▶ _Records with drawing code_:
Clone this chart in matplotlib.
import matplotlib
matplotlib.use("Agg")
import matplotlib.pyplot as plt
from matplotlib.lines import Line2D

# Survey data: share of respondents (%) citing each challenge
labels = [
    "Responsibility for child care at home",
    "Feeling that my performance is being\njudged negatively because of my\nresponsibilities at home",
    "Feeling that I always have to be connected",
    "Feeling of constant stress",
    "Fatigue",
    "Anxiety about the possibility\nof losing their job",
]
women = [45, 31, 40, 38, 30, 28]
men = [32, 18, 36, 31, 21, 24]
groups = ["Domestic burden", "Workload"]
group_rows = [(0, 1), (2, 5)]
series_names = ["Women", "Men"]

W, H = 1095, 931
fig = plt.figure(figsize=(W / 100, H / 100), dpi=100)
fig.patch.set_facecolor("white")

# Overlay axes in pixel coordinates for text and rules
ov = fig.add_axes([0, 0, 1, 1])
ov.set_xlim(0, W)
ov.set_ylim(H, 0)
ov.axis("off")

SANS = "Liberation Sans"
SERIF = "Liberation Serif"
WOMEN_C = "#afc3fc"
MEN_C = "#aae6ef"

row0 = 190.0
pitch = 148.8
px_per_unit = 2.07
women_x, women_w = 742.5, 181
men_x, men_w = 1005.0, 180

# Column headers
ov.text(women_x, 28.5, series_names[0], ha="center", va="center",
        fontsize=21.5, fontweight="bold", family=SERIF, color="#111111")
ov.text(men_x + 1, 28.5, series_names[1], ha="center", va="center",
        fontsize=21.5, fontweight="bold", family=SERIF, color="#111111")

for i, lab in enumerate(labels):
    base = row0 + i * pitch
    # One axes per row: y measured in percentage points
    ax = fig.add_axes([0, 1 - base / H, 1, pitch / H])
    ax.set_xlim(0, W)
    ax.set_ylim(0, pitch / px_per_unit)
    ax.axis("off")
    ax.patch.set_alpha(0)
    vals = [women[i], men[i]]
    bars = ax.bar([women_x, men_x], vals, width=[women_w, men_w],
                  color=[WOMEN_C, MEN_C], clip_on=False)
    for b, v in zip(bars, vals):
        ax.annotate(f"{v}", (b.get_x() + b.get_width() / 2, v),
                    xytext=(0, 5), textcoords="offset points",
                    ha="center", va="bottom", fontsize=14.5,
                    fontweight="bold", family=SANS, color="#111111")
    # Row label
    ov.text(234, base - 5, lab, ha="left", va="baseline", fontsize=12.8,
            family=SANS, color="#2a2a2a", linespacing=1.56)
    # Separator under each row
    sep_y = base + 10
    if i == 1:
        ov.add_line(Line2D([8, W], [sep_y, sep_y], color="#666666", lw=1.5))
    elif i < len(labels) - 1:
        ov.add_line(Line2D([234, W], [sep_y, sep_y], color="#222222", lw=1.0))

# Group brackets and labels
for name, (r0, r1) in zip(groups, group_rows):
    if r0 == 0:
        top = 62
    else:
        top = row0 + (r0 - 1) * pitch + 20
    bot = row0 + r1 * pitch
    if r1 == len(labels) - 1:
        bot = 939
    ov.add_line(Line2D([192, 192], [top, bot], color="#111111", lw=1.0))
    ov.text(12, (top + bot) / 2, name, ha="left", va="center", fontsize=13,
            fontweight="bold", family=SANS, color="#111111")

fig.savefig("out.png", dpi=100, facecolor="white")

* * *

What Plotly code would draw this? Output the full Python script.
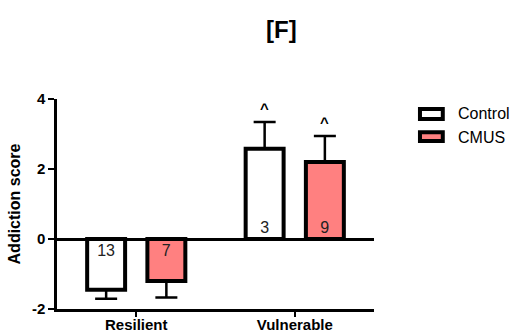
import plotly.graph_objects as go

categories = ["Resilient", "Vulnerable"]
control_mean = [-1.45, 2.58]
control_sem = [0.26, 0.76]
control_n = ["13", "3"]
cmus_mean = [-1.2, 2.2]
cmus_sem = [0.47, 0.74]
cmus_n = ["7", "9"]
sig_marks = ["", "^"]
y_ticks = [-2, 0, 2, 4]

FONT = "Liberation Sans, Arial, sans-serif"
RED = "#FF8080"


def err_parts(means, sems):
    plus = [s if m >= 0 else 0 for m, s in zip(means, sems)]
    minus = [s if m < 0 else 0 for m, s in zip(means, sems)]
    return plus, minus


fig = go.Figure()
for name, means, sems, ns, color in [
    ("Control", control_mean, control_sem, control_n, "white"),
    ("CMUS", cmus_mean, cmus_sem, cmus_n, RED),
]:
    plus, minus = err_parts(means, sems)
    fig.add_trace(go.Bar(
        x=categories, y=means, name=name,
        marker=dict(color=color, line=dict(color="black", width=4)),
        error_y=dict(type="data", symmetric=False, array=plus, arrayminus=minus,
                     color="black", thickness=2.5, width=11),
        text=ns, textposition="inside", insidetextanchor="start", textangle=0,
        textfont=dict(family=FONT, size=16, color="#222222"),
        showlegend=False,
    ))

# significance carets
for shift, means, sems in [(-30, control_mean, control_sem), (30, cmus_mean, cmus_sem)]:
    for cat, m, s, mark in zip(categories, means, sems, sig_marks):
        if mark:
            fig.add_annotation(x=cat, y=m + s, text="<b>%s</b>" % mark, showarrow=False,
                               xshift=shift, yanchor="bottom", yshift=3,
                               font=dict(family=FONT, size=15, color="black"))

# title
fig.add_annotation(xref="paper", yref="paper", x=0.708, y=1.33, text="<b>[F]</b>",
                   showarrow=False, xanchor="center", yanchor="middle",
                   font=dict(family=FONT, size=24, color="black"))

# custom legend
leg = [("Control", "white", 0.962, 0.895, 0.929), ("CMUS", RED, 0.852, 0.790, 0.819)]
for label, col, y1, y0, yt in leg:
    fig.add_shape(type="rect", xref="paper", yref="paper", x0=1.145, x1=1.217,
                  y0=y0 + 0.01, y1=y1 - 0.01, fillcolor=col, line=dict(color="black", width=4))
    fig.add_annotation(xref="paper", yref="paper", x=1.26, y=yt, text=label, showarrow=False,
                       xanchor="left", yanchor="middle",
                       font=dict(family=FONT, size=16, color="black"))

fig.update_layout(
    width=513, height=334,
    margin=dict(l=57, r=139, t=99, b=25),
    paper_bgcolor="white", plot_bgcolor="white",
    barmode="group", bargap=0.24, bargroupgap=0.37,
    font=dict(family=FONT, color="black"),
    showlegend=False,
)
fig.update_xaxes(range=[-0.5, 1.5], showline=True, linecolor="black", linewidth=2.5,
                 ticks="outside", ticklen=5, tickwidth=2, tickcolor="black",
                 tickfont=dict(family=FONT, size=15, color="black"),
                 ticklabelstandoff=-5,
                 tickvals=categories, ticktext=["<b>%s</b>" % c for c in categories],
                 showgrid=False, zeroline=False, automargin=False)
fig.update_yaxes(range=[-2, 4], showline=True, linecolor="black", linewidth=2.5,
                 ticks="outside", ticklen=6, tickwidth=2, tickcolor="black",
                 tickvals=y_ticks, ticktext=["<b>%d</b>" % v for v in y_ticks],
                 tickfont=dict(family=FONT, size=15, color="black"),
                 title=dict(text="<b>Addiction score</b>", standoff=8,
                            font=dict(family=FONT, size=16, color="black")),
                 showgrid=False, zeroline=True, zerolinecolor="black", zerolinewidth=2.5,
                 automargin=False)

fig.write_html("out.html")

▶ _Task goal_: Exactly and exclusively, reproduce the lines that start at the line containing "Clone this chart in matplotlib." and end at the line containing "from matplotlib.lines import Line2D", inclusive of both.

▶ _Solution to this exercise_:
Clone this chart in matplotlib.
import matplotlib
matplotlib.use("Agg")
import matplotlib.pyplot as plt
from matplotlib.lines import Line2D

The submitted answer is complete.